Deliberately aiming for a draw is always a probabilistic gamble, and it can go badly wrong when underlying assumptions change. If a third team scores a late goal elsewhere, a draw that previously guaranteed progression can suddenly become insufficient, leaving cautious sides scrambling to attack with too little time left. Similarly, over‑conservative play can invite pressure, leading to late concessions that turn a safe draw into a damaging defeat, undermining the very risk‑management the team sought.
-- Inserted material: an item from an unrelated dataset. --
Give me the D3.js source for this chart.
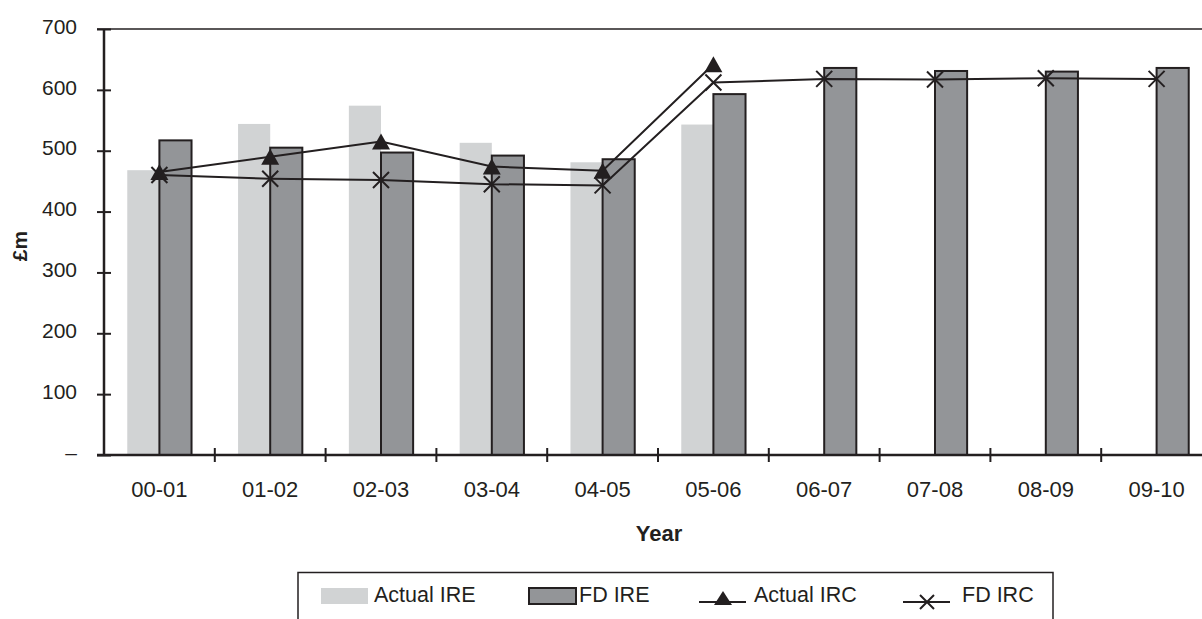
<!DOCTYPE html>
<html>
<head>
<meta charset="utf-8">
<script src="https://cdn.jsdelivr.net/npm/d3@7"></script>
<style>
  html, body { margin: 0; padding: 0; background: #fff; }
  svg { display: block; font-family: "Liberation Sans", Arial, sans-serif; }
</style>
</head>
<body>
<svg id="chart" width="1202" height="619"></svg>
<script>
// ---- data ----
const years = ["00-01","01-02","02-03","03-04","04-05","05-06","06-07","07-08","08-09","09-10"];
const actualIRE = [468, 544, 574, 513, 481, 543, null, null, null, null];
const fdIRE     = [517, 505, 497, 492, 486, 593, 636, 631, 630, 636];
const actualIRC = [465, 490, 515, 474, 467, 642, null, null, null, null];
const fdIRC     = [460, 454, 452, 445, 443, 612, 618, 617, 619, 618];
const yTicks = [0, 100, 200, 300, 400, 500, 600, 700];
const legendLabels = ["Actual IRE", "FD IRE", "Actual IRC", "FD IRC"];

// ---- setup ----
const ink = "#231f20";
const lightFill = "#d1d3d4";
const darkFill = "#939598";
const svg = d3.select("#chart");

const x = d3.scaleBand().domain(years).range([104, 1212]).paddingInner(0).paddingOuter(0);
const y = d3.scaleLinear().domain([0, 700]).range([455, 29]);
const barW = x.bandwidth() * 0.29;
const cx = d => x(d) + x.bandwidth() / 2;

// top border line (700)
svg.append("line")
  .attr("x1", 97).attr("x2", 1202)
  .attr("y1", y(700)).attr("y2", y(700))
  .attr("stroke", ink).attr("stroke-width", 1.5);

// bars
const g = svg.append("g");
g.selectAll("rect.actual")
  .data(years.map((yr, i) => ({yr, v: actualIRE[i]})).filter(d => d.v != null))
  .join("rect")
  .attr("class", "actual")
  .attr("x", d => cx(d.yr) - barW)
  .attr("width", barW)
  .attr("y", d => y(d.v))
  .attr("height", d => y(0) - y(d.v))
  .attr("fill", lightFill);

g.selectAll("rect.fd")
  .data(years.map((yr, i) => ({yr, v: fdIRE[i]})))
  .join("rect")
  .attr("class", "fd")
  .attr("x", d => cx(d.yr))
  .attr("width", barW)
  .attr("y", d => y(d.v))
  .attr("height", d => y(0) - y(d.v))
  .attr("fill", darkFill)
  .attr("stroke", ink).attr("stroke-width", 2);

// lines
const line = d3.line().x(d => cx(d.yr)).y(d => y(d.v));
const aData = years.map((yr, i) => ({yr, v: actualIRC[i]})).filter(d => d.v != null);
const fData = years.map((yr, i) => ({yr, v: fdIRC[i]}));

svg.append("path").datum(aData).attr("d", line)
  .attr("fill", "none").attr("stroke", ink).attr("stroke-width", 2);
svg.append("path").datum(fData).attr("d", line)
  .attr("fill", "none").attr("stroke", ink).attr("stroke-width", 2);

// markers
const tri = (px, py, w, h) => `M${px},${py - h/2} L${px + w/2},${py + h/2} L${px - w/2},${py + h/2} Z`;
const cross = (px, py, s) => `M${px - s},${py - s} L${px + s},${py + s} M${px - s},${py + s} L${px + s},${py - s}`;

svg.selectAll("path.tri").data(aData).join("path")
  .attr("class", "tri")
  .attr("d", d => tri(cx(d.yr), y(d.v), 18, 16))
  .attr("fill", ink);
svg.selectAll("path.cross").data(fData).join("path")
  .attr("class", "cross")
  .attr("d", d => cross(cx(d.yr), y(d.v), 8))
  .attr("fill", "none").attr("stroke", ink).attr("stroke-width", 2);

// y axis
const yAxis = svg.append("g")
  .attr("transform", `translate(104,0)`)
  .call(d3.axisLeft(y).tickValues(yTicks).tickSize(7).tickPadding(20)
        .tickFormat(d => d === 0 ? "–" : d));
yAxis.select(".domain").attr("stroke", ink).attr("stroke-width", 2.5).attr("d", `M0,${y(700)}V${y(0)}`);
yAxis.selectAll(".tick line").attr("x1", 7).attr("x2", -7).attr("stroke", ink).attr("stroke-width", 2);
yAxis.selectAll(".tick text")
  .attr("fill", ink).attr("font-size", 21).attr("font-family", "Liberation Sans, Arial, sans-serif")
  .attr("dy", "0.2em");

// x axis
const xAxis = svg.append("g")
  .attr("transform", `translate(0,${y(0)})`)
  .call(d3.axisBottom(x).tickSize(0).tickPadding(0));
xAxis.select(".domain").attr("stroke", ink).attr("stroke-width", 2.5).attr("d", `M97,0H1202`);
xAxis.selectAll(".tick text")
  .attr("fill", ink).attr("font-size", 22).attr("font-family", "Liberation Sans, Arial, sans-serif")
  .attr("y", 42).attr("dy", 0);
// boundary ticks
xAxis.selectAll("line.bound").data(years.slice(1)).join("line")
  .attr("class", "bound")
  .attr("x1", d => x(d)).attr("x2", d => x(d))
  .attr("y1", -7).attr("y2", 7)
  .attr("stroke", ink).attr("stroke-width", 2);

// axis titles
svg.append("text")
  .attr("transform", "translate(27,246) rotate(-90)")
  .attr("text-anchor", "middle")
  .attr("font-weight", "bold").attr("font-size", 21).attr("fill", ink)
  .text("£m");
svg.append("text")
  .attr("x", 659).attr("y", 541)
  .attr("text-anchor", "middle")
  .attr("font-weight", "bold").attr("font-size", 22).attr("fill", ink)
  .text("Year");

// legend
const lg = svg.append("g");
lg.append("rect")
  .attr("x", 298).attr("y", 572.5).attr("width", 755).attr("height", 60)
  .attr("fill", "none").attr("stroke", ink).attr("stroke-width", 1.5);
const ly = 602;
lg.append("rect").attr("x", 321).attr("y", 588).attr("width", 47).attr("height", 16).attr("fill", lightFill);
lg.append("rect").attr("x", 529).attr("y", 588).attr("width", 47).attr("height", 16)
  .attr("fill", darkFill).attr("stroke", ink).attr("stroke-width", 2);
lg.append("line").attr("x1", 699).attr("x2", 746).attr("y1", ly).attr("y2", ly)
  .attr("stroke", ink).attr("stroke-width", 2);
lg.append("path").attr("d", tri(723, 598, 18, 14)).attr("fill", ink);
lg.append("line").attr("x1", 903).attr("x2", 950).attr("y1", ly).attr("y2", ly)
  .attr("stroke", ink).attr("stroke-width", 2);
lg.append("path").attr("d", cross(927, ly, 7)).attr("fill", "none").attr("stroke", ink).attr("stroke-width", 2);

const lx = [374, 579, 754, 962];
lg.selectAll("text.leg").data(legendLabels).join("text")
  .attr("class", "leg")
  .attr("x", (d, i) => lx[i]).attr("y", ly)
  .attr("font-size", 21.5).attr("fill", ink)
  .text(d => d);
</script>
</body>
</html>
From an analytical perspective, these failures illustrate where coaches misjudged either the live odds of alternative outcomes or their own team’s ability to defend deep under pressure. When you revisit group tables and xG charts after such matches, you often find that the team playing for a draw conceded a growing share of high‑value chances in the final stages, suggesting that the conservative approach was tactically unstable even if it made sense on paper.

Summary

Some teams deliberately play for a draw in group stages because, under specific qualification rules and bracket designs, one point can maximise their probability of advancing or landing on a favourable knockout path, while chasing a win adds little upside and significantly increases the risk of elimination. Tiebreakers based on head‑to‑head results, goal difference, fair‑play points and asymmetric brackets all feed into this calculation, turning certain late group matches into strategic games where avoiding defeat matters more than attacking at all costs. When you watch full group‑stage games with live tables and incentives in mind, what looks like mutual passivity often reveals itself as a logical, if unspectacular, response to the tournament’s underlying design rather than a simple lack of ambition.